Mamady Kouyaté Dyélikè : Quand je suis arrivé et c’est à travers des carnets d’adresses que j’ai eu un tuteur qui m’a hébergé. J’ai émis l’intention de postuler pour l’asile politique et ce qui n’était pas du goût de mon tuteur, qui ne voulait pas recevoir dans sa boite des correspondances pour l’immigration. Il avait une autre place qu’il m’a cédé et c’est là où, j’ai commencé mes démarches.
Un jour j’avais branché ma guitare sur un petit ampli. Très nostalgique, je jouais des airs de ma Guinée natale. Un prêtre s’est approché et fut intéressé par les mélodies. Il me proposa d’aller avec lui à l’Eglise pour arranger et orchestré des chansons. Vite fait, j’ai sauté sur l’occasion et le travail fut fait. Chaque deux semaines et pendant un an et demi, je recevais un chèque de 600 dollars comme rémunération et cela m’a beaucoup soutenu. Ma demande d’asile politique faite, et le 2 février 2006, l’asile politique me fut accordé avec tous les avantages y afférent.
Quand je fus légalement installé, j’ai réuni des artistes américains surtout au niveau de la section vent et à la guitare d’accompagnement un compatriote, pour former un groupe dénommé ‘’Mandingo Ambassador’’ (Les Ambassadeurs du mandingue).
Ce groupe est encore opérationnel et nous évoluons dans plusieurs rencontres culturelles, un peu partout aux USA. Assez de projets de voyages sont en vue. Dans tous les cas, je revalorise à ma façon la culture guinéenne car, je donne aussi des cours de musique guinéenne dans les écoles et universités.
Guineenews : votre visite à à Conakry coïncide à la transition. Autrefois emprisonné et chassé de Kouroussa pour votre obédience politique, êtes-vous encore un politicien engagé ?
Mamady Kouyaté Dyélikè : Je dirai oui ! Tout homme qui a le souci de son pays est un politicien engagé. C’est un engagement qui exprime la volonté de servir loyalement le peuple.
Guineenews : Vous militez dans quel Parti ?

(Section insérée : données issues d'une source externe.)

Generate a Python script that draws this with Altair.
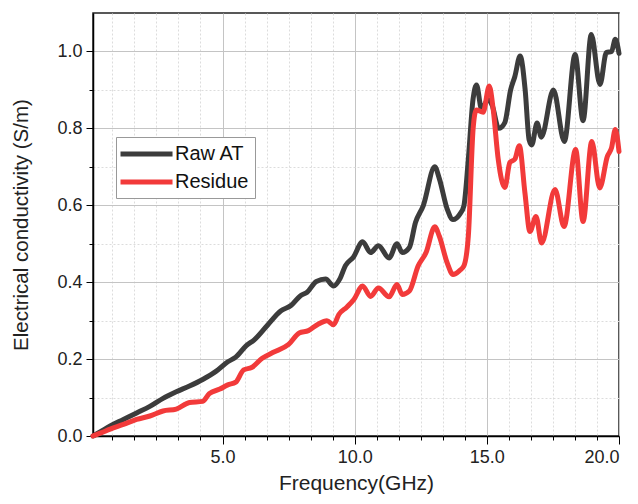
import altair as alt
import pandas as pd

# ---- data ----
raw_f = [0.1, 0.4, 0.75, 1.25, 1.75, 2.25, 2.75, 3.25, 3.75, 4.25, 4.75, 5.2, 5.5, 5.9, 6.2,
         6.7, 7.2, 7.6, 7.95, 8.2, 8.55, 8.9, 9.2, 9.45, 9.65, 9.95, 10.3, 10.6, 10.9, 11.3,
         11.6, 11.8, 12.07, 12.3, 12.6, 13.03, 13.2, 13.5, 13.72, 13.98, 14.13, 14.3, 14.48,
         14.61, 14.8, 15.05, 15.2, 15.45, 15.68, 15.9, 16.06, 16.26, 16.45, 16.6, 16.7, 16.9,
         17.06, 17.52, 17.93, 18.34, 18.64, 18.95, 19.28, 19.52, 19.72, 19.86, 20.0]
raw_v = [0.0, 0.012, 0.026, 0.043, 0.06, 0.077, 0.098, 0.115, 0.13, 0.147, 0.168, 0.193, 0.205,
         0.235, 0.25, 0.288, 0.325, 0.34, 0.365, 0.374, 0.402, 0.408, 0.39, 0.41, 0.443, 0.465,
         0.505, 0.477, 0.495, 0.463, 0.50, 0.477, 0.49, 0.555, 0.60, 0.70, 0.67, 0.59, 0.563,
         0.577, 0.598, 0.72, 0.877, 0.913, 0.85, 0.875, 0.86, 0.80, 0.815, 0.90, 0.935, 0.988,
         0.90, 0.77, 0.757, 0.814, 0.777, 0.90, 0.766, 0.992, 0.82, 1.044, 0.914, 0.997, 1.0,
         1.032, 0.995]

res_f = [0.1, 0.4, 0.75, 1.25, 1.75, 2.25, 2.75, 3.25, 3.75, 4.25, 4.5, 4.9, 5.2, 5.5, 5.8,
         6.1, 6.5, 6.9, 7.5, 7.9, 8.25, 8.6, 8.95, 9.2, 9.4, 9.7, 9.97, 10.3, 10.6, 10.9, 11.3,
         11.6, 11.8, 12.07, 12.4, 12.7, 13.03, 13.2, 13.5, 13.72, 13.98, 14.13, 14.3, 14.48,
         14.6, 14.86, 15.09, 15.24, 15.43, 15.68, 15.87, 16.06, 16.23, 16.44, 16.63, 16.86,
         17.07, 17.58, 17.92, 18.36, 18.64, 18.97, 19.27, 19.56, 19.72, 19.86, 20.0]
res_v = [0.0, 0.008, 0.018, 0.03, 0.043, 0.052, 0.065, 0.07, 0.087, 0.09, 0.11, 0.122, 0.133,
         0.14, 0.172, 0.178, 0.202, 0.217, 0.238, 0.268, 0.274, 0.29, 0.30, 0.289, 0.316, 0.335,
         0.355, 0.39, 0.363, 0.385, 0.362, 0.394, 0.368, 0.377, 0.442, 0.477, 0.544, 0.52, 0.45,
         0.42, 0.431, 0.442, 0.52, 0.798, 0.848, 0.842, 0.91, 0.85, 0.72, 0.646, 0.711, 0.72,
         0.755, 0.633, 0.532, 0.571, 0.502, 0.641, 0.545, 0.745, 0.558, 0.766, 0.645, 0.727,
         0.75, 0.797, 0.74]

series_names = ["Raw AT", "Residue"]
series_colors = ["#3c3c3c", "#f23a3a"]

x_major = [5, 10, 15, 20]
x_minor = [round(k * 5 / 6, 4) for k in range(1, 24) if k % 6 != 0]
y_major = [0.0, 0.2, 0.4, 0.6, 0.8, 1.0]
y_minor = [0.1, 0.3, 0.5, 0.7, 0.9]

df = pd.concat([
    pd.DataFrame({"f": raw_f, "v": raw_v, "series": series_names[0]}),
    pd.DataFrame({"f": res_f, "v": res_v, "series": series_names[1]}),
])

FONT = "Liberation Sans"
xs = alt.Scale(domain=[0.1, 20], nice=False, zero=False)
ys = alt.Scale(domain=[0, 1.1], nice=False, zero=False)

major_x = alt.Axis(values=x_major, format=".1f", orient="bottom", title="Frequency(GHz)",
                   tickSize=8, tickColor="black", domainColor="black", domainWidth=1.5,
                   labelPadding=4, labelFontSize=18, labelColor="#222", labelFont=FONT,
                   titleFontSize=21, titleFont=FONT, titleFontWeight="normal", titleColor="#222",
                   titlePadding=6, grid=True, gridColor="#c4c4c4", gridWidth=1)
major_y = alt.Axis(values=y_major, format=".1f", orient="left",
                   title="Electrical conductivity (S/m)",
                   tickSize=7, tickColor="black", domainColor="black", domainWidth=1.5,
                   labelPadding=4, labelFontSize=18, labelColor="#222", labelFont=FONT,
                   titleFontSize=20.5, titleFont=FONT, titleFontWeight="normal", titleColor="#222",
                   titlePadding=25, grid=True, gridColor="#c4c4c4", gridWidth=1)
minor_x = alt.Axis(values=x_minor, orient="bottom", labels=False, title=None, domain=False,
                   tickSize=4, tickColor="black", grid=True, gridColor="#dcdcdc",
                   gridDash=[2, 2], gridWidth=1)
minor_y = alt.Axis(values=y_minor, orient="left", labels=False, title=None, domain=False,
                   tickSize=4, tickColor="black", grid=True, gridColor="#dcdcdc",
                   gridDash=[2, 2], gridWidth=1)

minor = alt.Chart(df).mark_point(opacity=0).encode(
    x=alt.X("f:Q", scale=xs, axis=minor_x),
    y=alt.Y("v:Q", scale=ys, axis=minor_y),
)

lines = alt.Chart(df).mark_line(strokeWidth=5, interpolate="monotone",
                                strokeCap="round", strokeJoin="round").encode(
    x=alt.X("f:Q", scale=xs, axis=major_x),
    y=alt.Y("v:Q", scale=ys, axis=major_y),
    color=alt.Color("series:N",
                    scale=alt.Scale(domain=series_names, range=series_colors),
                    legend=alt.Legend(title=None, orient="none", legendX=23, legendY=124,
                                      fillColor="white", strokeColor="#999",
                                      padding=6, rowPadding=7,
                                      symbolType="M-1.47,0H4.65", symbolSize=289,
                                      symbolStrokeWidth=5, symbolFillColor="transparent",
                                      labelFontSize=20, labelFont=FONT, labelColor="#111",
                                      labelOffset=31)),
)

chart = alt.layer(minor, lines).resolve_axis(x="independent", y="independent").properties(
    width=526, height=423,
    autosize=alt.AutoSizeParams(type="none"),
    padding={"left": 85, "top": 5, "right": 11, "bottom": 60},
    background="white",
).configure_view(stroke="#222", strokeWidth=1.5)

chart.save("out.html", embed_options={"renderer": "svg", "actions": False})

Mamady Kouyaté Dyélikè : Non ! Je n’ai pas de parti. Depuis que j’ai été déçu dans le RPG, j’ai pris un congé politique. Je n’ai rejoint aucune entité politique du pays pour le moment. Je n’ai pas raccroché et je suis en train de prendre de l’élan et d’observer la vie sociopolitique du pays, avant de prendre une décision.